- Supplied material -
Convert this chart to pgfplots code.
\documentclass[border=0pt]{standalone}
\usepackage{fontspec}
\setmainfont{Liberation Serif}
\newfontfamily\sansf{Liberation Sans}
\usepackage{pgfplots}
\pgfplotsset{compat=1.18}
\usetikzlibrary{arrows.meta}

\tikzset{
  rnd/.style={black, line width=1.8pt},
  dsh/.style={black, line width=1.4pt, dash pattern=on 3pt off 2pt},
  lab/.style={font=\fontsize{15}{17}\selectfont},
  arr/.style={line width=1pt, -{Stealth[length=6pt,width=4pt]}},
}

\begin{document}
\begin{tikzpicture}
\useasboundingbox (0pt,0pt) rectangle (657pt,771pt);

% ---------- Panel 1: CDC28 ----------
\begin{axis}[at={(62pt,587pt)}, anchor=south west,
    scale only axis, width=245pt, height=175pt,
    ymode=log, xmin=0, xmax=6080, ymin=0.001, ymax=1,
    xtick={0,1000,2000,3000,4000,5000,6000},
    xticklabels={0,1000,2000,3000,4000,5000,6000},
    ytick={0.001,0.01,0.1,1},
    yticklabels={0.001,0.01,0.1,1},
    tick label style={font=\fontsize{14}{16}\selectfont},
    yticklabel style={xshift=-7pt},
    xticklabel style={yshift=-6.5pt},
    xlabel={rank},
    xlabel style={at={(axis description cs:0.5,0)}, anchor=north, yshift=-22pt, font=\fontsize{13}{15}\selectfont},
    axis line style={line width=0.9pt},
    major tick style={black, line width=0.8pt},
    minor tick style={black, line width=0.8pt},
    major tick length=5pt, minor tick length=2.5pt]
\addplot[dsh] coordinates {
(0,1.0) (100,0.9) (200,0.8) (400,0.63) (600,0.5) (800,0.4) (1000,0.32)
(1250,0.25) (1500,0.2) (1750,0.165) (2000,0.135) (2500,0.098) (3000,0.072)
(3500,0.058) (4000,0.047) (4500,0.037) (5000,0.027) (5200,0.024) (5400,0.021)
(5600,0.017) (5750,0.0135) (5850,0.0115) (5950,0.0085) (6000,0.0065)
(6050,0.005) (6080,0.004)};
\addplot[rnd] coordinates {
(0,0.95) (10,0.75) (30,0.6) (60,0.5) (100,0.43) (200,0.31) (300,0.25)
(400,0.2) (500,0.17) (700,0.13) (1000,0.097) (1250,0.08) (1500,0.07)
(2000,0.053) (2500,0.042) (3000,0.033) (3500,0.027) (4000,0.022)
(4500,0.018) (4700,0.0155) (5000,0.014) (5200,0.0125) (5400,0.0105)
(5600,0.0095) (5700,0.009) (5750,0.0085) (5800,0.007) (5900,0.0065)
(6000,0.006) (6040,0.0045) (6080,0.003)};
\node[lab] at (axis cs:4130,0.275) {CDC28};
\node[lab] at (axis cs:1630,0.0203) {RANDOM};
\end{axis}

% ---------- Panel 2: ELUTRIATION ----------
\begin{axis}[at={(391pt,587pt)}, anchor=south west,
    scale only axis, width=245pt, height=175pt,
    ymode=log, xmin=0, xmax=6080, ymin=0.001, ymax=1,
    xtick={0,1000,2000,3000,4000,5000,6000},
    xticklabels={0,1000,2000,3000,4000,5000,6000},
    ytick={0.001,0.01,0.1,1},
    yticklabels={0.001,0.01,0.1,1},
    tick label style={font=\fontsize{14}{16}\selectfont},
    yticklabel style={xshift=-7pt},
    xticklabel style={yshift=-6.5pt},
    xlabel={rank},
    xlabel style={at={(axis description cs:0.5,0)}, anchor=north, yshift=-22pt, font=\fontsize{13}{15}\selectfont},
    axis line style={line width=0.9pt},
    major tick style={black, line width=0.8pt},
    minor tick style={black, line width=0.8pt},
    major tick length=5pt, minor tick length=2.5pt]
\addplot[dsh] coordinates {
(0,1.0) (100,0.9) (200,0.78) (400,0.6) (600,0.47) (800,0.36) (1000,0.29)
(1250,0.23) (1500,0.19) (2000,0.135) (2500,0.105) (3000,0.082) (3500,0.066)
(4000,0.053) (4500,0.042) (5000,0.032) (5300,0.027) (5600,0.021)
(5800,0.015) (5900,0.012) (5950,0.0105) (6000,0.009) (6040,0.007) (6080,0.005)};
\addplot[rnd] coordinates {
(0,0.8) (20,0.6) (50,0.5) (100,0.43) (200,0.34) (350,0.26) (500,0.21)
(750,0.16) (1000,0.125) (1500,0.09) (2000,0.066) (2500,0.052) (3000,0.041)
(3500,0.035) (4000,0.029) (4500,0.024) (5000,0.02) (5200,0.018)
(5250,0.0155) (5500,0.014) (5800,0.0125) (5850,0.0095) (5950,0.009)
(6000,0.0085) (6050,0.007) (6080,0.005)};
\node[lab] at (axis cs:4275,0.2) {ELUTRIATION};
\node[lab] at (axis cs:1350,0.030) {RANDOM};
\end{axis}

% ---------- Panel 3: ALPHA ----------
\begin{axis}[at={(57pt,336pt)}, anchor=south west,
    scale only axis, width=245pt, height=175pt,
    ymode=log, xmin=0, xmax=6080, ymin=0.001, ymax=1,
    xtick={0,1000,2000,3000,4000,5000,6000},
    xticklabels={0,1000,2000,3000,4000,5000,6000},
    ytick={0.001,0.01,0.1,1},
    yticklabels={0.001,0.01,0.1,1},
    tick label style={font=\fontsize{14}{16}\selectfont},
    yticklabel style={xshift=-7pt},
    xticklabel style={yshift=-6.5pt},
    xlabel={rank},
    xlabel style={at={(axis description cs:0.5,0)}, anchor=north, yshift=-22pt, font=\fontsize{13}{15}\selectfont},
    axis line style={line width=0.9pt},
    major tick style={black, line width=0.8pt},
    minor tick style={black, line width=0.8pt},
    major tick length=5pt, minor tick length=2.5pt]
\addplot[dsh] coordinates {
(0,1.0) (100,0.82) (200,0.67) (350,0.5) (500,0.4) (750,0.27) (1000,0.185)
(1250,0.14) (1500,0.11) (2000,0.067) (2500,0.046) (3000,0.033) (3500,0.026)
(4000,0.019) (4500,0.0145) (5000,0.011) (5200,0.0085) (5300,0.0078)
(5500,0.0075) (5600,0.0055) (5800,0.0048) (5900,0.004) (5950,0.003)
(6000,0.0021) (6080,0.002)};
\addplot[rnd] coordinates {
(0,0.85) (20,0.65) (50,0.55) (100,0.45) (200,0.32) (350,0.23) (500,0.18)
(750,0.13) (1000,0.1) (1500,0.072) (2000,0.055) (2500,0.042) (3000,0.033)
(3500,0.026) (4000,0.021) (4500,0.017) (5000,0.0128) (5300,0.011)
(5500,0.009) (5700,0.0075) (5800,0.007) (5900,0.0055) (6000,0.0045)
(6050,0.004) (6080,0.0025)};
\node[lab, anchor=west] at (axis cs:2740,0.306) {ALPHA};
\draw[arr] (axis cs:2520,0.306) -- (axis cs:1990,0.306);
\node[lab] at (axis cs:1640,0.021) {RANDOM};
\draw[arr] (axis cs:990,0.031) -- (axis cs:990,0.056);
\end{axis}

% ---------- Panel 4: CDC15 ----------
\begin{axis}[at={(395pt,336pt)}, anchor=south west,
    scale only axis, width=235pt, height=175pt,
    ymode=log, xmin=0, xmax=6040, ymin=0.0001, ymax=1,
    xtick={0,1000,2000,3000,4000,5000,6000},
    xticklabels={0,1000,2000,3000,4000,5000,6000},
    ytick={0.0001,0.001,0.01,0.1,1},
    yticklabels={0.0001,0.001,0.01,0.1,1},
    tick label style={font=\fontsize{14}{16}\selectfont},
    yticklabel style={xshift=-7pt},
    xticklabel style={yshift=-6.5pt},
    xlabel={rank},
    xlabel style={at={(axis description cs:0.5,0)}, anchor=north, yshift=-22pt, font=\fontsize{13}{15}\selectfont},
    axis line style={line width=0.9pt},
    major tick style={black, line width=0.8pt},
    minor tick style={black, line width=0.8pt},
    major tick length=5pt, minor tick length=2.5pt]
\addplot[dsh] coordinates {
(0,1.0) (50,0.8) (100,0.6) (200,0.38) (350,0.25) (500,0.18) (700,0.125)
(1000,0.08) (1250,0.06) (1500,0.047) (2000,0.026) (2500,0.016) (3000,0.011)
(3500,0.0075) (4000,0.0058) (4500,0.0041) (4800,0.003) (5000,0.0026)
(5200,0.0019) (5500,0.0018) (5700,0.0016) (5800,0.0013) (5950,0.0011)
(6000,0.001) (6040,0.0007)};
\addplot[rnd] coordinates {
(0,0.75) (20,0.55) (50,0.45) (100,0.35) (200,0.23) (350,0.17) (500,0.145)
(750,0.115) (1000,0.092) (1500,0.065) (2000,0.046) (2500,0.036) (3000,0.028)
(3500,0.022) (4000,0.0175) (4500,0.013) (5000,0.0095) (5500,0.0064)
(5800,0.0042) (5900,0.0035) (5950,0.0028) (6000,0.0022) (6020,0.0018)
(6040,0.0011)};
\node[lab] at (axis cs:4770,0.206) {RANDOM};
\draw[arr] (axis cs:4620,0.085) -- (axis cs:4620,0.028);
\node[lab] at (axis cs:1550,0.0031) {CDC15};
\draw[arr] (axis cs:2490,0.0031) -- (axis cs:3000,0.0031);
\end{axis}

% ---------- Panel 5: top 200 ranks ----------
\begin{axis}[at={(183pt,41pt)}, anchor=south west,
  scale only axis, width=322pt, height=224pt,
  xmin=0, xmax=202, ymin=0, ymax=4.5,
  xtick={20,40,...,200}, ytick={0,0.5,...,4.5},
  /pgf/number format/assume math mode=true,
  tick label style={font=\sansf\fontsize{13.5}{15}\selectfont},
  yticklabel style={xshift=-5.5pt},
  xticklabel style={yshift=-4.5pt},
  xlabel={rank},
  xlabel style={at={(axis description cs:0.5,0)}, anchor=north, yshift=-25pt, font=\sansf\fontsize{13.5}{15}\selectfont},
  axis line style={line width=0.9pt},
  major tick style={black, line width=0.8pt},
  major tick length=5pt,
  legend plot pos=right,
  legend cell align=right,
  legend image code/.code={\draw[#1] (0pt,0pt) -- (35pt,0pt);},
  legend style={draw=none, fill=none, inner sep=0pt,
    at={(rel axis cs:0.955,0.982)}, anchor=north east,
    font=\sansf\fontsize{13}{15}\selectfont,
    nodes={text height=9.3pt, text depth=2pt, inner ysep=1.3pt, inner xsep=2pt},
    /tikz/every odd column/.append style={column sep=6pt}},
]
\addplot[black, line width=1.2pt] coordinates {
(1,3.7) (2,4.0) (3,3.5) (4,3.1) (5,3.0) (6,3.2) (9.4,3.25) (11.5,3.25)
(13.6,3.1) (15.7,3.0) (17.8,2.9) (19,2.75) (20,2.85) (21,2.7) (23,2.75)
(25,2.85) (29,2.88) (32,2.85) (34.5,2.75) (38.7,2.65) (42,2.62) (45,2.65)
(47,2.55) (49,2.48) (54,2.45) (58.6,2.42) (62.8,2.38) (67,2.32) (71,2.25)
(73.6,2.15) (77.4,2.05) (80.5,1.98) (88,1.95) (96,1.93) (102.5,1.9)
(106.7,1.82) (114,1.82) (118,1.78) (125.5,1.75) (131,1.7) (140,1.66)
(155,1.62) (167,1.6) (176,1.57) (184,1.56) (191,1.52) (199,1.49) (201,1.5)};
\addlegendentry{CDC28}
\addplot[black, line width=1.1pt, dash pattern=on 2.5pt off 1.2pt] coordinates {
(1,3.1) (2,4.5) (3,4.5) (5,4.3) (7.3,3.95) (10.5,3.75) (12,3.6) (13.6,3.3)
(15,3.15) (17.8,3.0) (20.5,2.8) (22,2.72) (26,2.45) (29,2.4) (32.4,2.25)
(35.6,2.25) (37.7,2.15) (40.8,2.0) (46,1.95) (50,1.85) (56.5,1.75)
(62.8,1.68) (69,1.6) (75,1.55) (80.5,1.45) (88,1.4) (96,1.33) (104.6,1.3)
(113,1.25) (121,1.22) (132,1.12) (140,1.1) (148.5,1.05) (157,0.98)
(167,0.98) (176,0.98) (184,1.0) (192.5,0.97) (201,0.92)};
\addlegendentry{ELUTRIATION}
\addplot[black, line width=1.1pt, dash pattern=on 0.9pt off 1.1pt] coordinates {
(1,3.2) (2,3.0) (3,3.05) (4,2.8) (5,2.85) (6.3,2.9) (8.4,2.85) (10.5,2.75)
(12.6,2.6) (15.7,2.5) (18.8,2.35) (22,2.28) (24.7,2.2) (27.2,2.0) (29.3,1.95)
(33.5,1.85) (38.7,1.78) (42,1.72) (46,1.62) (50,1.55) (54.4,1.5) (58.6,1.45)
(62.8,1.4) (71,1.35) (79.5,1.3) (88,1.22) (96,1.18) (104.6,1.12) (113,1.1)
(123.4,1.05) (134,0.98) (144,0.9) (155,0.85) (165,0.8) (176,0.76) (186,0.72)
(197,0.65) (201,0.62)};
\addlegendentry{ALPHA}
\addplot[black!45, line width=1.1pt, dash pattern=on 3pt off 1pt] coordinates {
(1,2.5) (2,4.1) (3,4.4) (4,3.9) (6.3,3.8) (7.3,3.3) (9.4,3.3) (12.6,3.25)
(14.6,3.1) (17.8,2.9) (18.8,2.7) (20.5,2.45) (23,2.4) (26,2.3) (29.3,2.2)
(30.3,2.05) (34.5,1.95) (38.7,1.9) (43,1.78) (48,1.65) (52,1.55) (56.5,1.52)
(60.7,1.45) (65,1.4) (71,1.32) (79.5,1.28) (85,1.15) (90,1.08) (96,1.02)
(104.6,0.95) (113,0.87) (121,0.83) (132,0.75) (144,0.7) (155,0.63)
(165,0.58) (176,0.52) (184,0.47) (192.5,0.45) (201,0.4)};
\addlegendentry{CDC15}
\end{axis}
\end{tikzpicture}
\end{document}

==

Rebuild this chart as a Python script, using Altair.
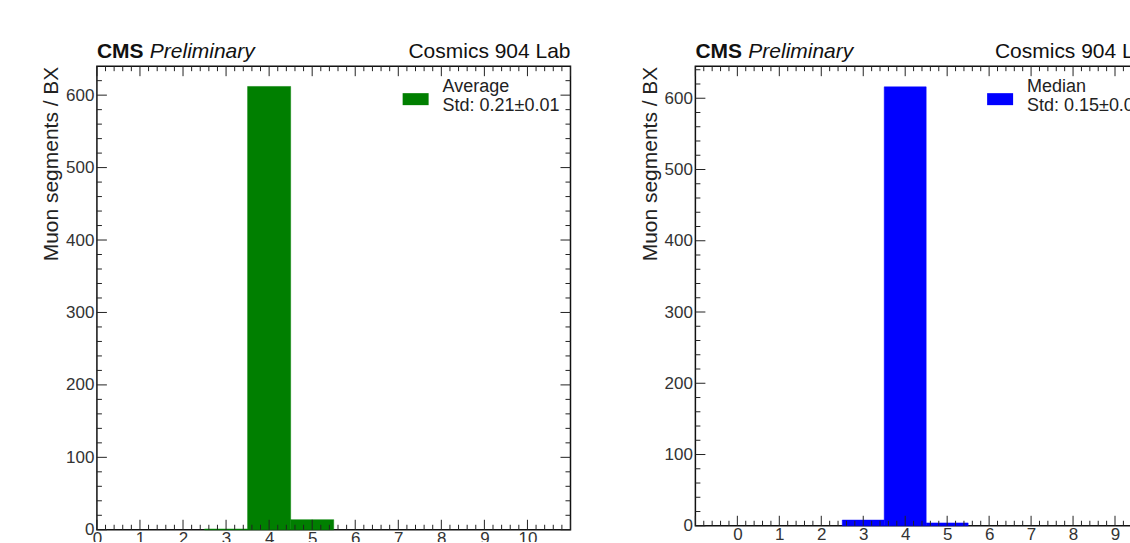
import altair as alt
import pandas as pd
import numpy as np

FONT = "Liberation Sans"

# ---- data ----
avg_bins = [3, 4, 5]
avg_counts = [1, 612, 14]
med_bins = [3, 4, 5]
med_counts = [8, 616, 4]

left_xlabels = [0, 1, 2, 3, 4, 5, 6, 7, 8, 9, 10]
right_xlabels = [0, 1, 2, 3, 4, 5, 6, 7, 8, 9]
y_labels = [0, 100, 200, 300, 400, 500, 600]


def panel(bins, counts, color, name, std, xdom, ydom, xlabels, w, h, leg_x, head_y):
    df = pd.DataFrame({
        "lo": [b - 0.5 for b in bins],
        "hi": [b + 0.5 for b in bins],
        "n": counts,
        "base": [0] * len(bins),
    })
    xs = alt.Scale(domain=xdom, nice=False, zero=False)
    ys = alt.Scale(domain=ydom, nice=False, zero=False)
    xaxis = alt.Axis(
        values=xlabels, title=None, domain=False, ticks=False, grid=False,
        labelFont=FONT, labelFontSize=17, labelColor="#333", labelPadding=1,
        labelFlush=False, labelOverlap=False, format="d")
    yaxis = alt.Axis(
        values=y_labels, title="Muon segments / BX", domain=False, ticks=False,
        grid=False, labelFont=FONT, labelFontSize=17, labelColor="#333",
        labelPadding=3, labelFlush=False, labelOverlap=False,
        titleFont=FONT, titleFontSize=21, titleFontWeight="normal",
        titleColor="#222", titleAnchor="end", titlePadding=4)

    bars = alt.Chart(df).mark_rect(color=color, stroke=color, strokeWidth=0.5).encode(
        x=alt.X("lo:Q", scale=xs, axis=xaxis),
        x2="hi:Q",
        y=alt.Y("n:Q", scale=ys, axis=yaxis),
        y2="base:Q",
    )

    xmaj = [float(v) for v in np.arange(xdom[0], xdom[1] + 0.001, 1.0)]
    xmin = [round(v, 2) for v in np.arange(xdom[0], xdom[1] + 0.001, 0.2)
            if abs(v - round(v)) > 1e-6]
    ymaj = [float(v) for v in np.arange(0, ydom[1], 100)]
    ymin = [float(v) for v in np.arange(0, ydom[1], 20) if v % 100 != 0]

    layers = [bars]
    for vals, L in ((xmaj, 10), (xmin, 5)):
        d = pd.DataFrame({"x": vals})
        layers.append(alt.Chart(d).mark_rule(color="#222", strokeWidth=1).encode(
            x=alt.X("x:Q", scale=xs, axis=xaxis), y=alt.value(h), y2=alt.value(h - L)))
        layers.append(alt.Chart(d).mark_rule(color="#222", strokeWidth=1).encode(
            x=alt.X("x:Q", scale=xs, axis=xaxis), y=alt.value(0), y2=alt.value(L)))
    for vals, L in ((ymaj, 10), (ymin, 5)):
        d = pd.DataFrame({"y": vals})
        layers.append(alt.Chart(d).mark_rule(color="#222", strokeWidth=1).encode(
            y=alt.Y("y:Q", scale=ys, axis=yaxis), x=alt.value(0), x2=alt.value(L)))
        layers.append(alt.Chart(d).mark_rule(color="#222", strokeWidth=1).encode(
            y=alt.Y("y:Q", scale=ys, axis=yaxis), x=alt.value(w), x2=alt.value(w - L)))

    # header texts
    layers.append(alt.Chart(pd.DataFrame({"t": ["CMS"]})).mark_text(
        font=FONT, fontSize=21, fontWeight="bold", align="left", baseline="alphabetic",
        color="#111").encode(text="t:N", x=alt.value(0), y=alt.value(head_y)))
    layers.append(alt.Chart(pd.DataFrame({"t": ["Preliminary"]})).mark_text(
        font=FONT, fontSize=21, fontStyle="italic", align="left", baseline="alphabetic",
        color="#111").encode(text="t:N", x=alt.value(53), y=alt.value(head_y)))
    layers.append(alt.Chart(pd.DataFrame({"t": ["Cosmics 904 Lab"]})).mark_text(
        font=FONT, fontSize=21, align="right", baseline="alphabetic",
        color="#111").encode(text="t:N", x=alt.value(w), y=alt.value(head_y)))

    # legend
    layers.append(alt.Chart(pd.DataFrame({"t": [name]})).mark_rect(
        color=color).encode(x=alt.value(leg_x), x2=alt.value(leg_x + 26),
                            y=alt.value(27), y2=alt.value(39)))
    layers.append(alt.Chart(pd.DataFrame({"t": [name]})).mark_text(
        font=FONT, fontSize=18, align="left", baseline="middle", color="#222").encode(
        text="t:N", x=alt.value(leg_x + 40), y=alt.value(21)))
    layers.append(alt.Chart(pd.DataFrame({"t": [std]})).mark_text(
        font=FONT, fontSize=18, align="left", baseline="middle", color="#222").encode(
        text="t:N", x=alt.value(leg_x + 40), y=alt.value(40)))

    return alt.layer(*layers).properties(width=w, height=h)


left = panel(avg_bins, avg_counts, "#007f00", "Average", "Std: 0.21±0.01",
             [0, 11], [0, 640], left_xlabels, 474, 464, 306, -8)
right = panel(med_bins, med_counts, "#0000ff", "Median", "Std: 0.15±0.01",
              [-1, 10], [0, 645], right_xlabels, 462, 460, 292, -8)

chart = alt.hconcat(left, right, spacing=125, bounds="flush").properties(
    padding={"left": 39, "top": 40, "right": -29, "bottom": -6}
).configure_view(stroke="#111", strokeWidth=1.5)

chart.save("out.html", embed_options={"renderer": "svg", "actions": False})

* * *

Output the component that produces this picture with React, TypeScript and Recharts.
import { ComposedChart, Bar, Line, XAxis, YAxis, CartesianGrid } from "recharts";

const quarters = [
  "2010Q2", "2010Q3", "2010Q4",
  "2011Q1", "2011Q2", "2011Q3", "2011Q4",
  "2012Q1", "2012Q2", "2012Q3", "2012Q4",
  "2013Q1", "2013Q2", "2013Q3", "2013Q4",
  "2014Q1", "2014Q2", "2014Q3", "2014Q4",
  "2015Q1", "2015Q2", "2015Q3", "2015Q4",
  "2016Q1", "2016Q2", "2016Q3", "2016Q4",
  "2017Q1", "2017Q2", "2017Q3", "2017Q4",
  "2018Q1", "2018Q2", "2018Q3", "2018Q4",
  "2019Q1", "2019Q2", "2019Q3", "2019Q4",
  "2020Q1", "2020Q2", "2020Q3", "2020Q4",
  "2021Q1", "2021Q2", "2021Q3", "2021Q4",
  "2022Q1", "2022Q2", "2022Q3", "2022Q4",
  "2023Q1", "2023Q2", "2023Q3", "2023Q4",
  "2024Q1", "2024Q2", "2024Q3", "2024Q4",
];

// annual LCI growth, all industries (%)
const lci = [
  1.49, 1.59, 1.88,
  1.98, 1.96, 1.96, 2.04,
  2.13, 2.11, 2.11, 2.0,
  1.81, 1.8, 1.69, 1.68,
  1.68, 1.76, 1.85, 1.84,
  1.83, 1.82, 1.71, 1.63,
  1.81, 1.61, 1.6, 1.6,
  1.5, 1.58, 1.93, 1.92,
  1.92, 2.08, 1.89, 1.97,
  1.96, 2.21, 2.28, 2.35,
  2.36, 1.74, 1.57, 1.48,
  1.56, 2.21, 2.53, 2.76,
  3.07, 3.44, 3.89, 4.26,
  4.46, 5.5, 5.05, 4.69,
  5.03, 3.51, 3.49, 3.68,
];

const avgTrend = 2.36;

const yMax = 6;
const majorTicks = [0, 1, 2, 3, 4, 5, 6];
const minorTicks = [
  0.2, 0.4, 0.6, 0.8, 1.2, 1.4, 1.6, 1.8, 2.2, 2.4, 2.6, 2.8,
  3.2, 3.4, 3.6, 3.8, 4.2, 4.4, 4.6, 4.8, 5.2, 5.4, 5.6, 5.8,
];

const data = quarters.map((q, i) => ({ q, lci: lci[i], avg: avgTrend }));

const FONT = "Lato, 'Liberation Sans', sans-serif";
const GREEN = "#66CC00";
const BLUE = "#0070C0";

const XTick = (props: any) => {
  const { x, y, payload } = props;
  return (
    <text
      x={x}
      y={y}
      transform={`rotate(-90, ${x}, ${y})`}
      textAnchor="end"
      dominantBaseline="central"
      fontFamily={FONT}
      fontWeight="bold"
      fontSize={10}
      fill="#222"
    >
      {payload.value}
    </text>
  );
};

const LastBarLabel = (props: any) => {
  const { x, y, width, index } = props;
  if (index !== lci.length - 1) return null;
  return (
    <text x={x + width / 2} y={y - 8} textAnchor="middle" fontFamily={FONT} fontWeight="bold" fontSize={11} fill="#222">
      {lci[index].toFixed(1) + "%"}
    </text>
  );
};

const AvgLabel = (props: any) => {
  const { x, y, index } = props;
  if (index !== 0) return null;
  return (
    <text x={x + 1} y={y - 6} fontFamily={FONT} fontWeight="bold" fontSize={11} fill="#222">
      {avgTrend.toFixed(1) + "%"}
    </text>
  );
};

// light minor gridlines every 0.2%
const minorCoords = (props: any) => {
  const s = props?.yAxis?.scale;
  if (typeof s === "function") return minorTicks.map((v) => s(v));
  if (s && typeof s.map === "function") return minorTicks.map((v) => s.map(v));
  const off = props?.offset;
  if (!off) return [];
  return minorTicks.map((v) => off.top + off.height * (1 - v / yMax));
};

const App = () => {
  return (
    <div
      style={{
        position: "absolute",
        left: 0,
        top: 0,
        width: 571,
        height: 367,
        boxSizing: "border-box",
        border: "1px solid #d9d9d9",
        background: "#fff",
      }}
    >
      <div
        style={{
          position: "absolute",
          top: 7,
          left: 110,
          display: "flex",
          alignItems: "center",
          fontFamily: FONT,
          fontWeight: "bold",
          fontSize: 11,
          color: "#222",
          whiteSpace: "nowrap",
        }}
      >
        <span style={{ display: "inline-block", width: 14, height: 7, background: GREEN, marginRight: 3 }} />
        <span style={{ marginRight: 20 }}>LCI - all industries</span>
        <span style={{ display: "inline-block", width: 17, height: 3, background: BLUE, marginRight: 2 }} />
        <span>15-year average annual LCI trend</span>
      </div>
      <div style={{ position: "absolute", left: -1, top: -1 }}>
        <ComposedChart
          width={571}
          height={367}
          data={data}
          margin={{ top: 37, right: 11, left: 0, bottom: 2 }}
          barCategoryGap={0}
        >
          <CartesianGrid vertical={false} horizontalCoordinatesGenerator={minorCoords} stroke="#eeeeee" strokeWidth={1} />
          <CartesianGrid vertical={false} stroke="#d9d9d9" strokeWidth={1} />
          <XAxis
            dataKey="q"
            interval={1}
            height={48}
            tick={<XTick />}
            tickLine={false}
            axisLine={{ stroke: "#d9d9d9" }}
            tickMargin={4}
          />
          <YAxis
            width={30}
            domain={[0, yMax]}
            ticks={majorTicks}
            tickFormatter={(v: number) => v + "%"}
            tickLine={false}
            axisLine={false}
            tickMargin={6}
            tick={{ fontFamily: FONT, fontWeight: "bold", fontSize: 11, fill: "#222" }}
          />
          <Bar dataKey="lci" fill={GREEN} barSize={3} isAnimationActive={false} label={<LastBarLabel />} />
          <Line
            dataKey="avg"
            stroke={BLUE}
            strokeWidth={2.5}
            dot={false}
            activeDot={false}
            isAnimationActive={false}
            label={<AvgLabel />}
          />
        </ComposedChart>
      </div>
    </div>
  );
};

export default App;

- Task instructions -
Everything from the line containing "Convert this chart to pgfplots code." down to the line containing "(0pt,0pt) rectangle (657pt,771pt);" should be retyped exactly, both lines included, and nothing more.

- Task output -
Convert this chart to pgfplots code.
\documentclass[border=0pt]{standalone}
\usepackage{fontspec}
\setmainfont{Liberation Serif}
\newfontfamily\sansf{Liberation Sans}
\usepackage{pgfplots}
\pgfplotsset{compat=1.18}
\usetikzlibrary{arrows.meta}

\tikzset{
  rnd/.style={black, line width=1.8pt},
  dsh/.style={black, line width=1.4pt, dash pattern=on 3pt off 2pt},
  lab/.style={font=\fontsize{15}{17}\selectfont},
  arr/.style={line width=1pt, -{Stealth[length=6pt,width=4pt]}},
}

\begin{document}
\begin{tikzpicture}
\useasboundingbox (0pt,0pt) rectangle (657pt,771pt);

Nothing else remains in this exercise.